The dispute heated up at the end of June when 22 organizations spanning aviation, weather, academia, and space and signed a letter to the FCC opposing Ligado’s request. The Advisory Board sent a letter July 5 to the co-chairs of the National Executive Committee for Space‐based Positioning, which guides the GPS and other PNT efforts across the country. The letter—addressed to Deputy Secretary of Defense Robert O. Work and Deputy Secretary of Transportation Jeffrey A. Rosen—advised strongly against approving the Ligado proposal.

Though Ligado has modified its plan from the one it originally proposed some seven years ago, the advisory broad said "the revised proposal to the Federal Communications Commission (FCC) is fundamentally unchanged from a previous proposal reviewed in 2011. Extensive government testing in 2011 and in 2016, clearly shows that both proposals cause definitive harmful interference to many classes of GPS receivers."

The PNTAB has invited the firm to give its perspective before and Ligado, its predecessor LightSquared and colleagues have presented five times, Parkinson said. Indeed NASCTN, that is the National Advanced Spectrum and Communications Test Network, presented its results at the June 2017 meeting. That organization, which is affiliated with the National Institute of Standards and Technology (NIST), was hired by Ligado to develop tests capable of discerning interference—though Ligado has tried to spin the work as something broader

While many issues have been discussed during those presentations, the structure of the system remains unclear. Ligado’s predecessor company envisioned a nationwide network with some 30,000 ground stations providing wholesale broadband capacity for phones and other wireless devices. More recently Ligado has been suggesting it could provide connectivity to driverless cars, drones and other Internet of Things devices. Given that, how might the system as now envisioned be deployed? How many ground terminals are needed, for example, and where would they be?
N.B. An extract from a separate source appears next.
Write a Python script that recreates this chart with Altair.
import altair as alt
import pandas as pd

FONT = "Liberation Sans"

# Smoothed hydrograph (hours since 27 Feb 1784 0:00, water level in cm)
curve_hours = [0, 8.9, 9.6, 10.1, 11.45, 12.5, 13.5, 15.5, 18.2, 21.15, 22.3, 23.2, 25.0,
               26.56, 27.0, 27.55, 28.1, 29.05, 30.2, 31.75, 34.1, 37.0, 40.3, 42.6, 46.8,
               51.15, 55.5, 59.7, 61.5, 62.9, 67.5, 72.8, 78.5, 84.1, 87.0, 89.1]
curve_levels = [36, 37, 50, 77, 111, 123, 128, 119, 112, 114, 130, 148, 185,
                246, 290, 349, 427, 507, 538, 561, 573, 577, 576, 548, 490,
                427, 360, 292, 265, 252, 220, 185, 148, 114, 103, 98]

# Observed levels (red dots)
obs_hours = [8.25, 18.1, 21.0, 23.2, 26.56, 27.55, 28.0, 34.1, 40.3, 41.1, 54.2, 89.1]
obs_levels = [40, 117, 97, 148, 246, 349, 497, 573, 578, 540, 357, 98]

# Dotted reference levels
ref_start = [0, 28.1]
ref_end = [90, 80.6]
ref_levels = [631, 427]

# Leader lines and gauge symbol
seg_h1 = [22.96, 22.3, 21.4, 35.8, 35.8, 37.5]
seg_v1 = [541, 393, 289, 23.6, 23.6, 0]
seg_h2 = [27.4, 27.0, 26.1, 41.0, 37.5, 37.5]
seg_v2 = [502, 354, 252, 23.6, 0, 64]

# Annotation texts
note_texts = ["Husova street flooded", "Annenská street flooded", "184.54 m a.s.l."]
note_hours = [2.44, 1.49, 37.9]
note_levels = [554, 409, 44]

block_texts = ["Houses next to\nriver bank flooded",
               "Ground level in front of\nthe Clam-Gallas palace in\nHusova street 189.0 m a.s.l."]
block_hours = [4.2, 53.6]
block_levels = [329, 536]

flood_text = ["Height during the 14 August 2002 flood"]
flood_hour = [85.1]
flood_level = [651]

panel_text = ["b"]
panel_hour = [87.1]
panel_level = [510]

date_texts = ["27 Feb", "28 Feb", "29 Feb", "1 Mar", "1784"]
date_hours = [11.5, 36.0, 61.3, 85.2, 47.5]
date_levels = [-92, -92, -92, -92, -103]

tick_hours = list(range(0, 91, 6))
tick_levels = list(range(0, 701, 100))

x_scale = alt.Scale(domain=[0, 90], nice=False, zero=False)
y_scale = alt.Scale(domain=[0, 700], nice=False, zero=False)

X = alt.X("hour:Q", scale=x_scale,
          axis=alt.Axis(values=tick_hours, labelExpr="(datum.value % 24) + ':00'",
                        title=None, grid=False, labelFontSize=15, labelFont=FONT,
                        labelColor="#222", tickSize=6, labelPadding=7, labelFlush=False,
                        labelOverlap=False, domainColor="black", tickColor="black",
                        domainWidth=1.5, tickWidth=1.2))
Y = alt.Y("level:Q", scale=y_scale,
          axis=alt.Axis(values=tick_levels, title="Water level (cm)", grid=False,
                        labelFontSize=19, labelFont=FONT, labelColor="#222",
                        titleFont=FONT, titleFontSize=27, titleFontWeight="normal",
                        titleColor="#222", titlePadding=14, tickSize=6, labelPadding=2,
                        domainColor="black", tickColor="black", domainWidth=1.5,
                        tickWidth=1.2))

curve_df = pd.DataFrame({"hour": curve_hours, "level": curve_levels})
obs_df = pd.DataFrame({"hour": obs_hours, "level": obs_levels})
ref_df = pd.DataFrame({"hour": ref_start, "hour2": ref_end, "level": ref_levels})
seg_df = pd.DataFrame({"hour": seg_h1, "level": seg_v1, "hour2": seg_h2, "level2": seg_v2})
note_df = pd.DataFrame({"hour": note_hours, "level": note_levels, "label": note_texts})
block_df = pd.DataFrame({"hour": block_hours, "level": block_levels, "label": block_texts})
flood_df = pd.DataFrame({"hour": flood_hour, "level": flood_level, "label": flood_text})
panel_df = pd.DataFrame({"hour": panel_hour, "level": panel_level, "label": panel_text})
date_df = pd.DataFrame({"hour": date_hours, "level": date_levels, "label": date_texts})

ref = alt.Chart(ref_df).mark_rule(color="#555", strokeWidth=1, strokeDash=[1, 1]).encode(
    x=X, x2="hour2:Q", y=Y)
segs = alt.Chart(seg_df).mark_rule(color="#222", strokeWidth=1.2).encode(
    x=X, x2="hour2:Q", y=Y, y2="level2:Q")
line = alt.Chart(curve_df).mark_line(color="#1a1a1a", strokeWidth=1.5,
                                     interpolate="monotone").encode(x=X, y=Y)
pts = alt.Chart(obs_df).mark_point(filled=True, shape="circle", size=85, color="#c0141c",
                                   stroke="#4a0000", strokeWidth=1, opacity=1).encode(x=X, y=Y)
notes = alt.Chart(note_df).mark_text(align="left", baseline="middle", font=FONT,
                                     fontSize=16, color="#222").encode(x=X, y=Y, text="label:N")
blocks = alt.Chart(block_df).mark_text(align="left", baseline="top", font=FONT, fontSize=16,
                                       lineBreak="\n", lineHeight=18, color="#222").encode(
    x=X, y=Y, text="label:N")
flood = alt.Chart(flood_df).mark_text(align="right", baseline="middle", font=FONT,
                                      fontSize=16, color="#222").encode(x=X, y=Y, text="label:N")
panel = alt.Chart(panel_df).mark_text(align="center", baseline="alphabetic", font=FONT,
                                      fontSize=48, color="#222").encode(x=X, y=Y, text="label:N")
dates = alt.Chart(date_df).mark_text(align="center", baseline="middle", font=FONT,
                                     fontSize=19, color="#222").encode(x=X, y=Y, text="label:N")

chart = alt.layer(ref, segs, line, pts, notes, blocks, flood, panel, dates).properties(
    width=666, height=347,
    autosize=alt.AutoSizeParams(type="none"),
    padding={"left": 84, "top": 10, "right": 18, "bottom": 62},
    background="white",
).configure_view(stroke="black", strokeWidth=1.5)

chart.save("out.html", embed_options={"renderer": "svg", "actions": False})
Parkinson asked in his letter that Ligado discuss its plans in its presentation and describe how it hopes to use the frequencies. One key issue that remains unclear is how the firm plans to address the large number of already-installed GPS receivers—some of which are essential to the nation’s critical infrastructure. No one knows for sure how many receivers there are or where they are because, as with FM radios, you don’t need to subscribe to a GPS service to use GPS.

There are also concerns about how GPS services would be able to continue to evolve if the Ligado network were allowed to operate as proposed. In his presentation Parkinson proposed test plan criteria to help understand these issues better—and Ligado’s test plan is what, he said, he’d like to hear about.

"Most, if not all, of the technical issues you have raised have been publicly discussed by the PNTAB on numerous occasions over the course of several years. At this upcoming meeting, we would therefore encourage you to specifically describe your implementation plan, with a corresponding test plan addressing the issues we have openly raised. We request you specifically focus on those regarding the potential for interfering with any GPS/GNSS services that operate in the protected Space-to-Earth L band (1559 – 1610 MHz). Included should be all modes of operation and the use of all current and future GNSS signals. Without these specific technical details and corresponding evaluations, we can only conjecture as to what you are really proposing. In particular we must consider the ramifications of them, and any attendant, unacceptable risks to public welfare."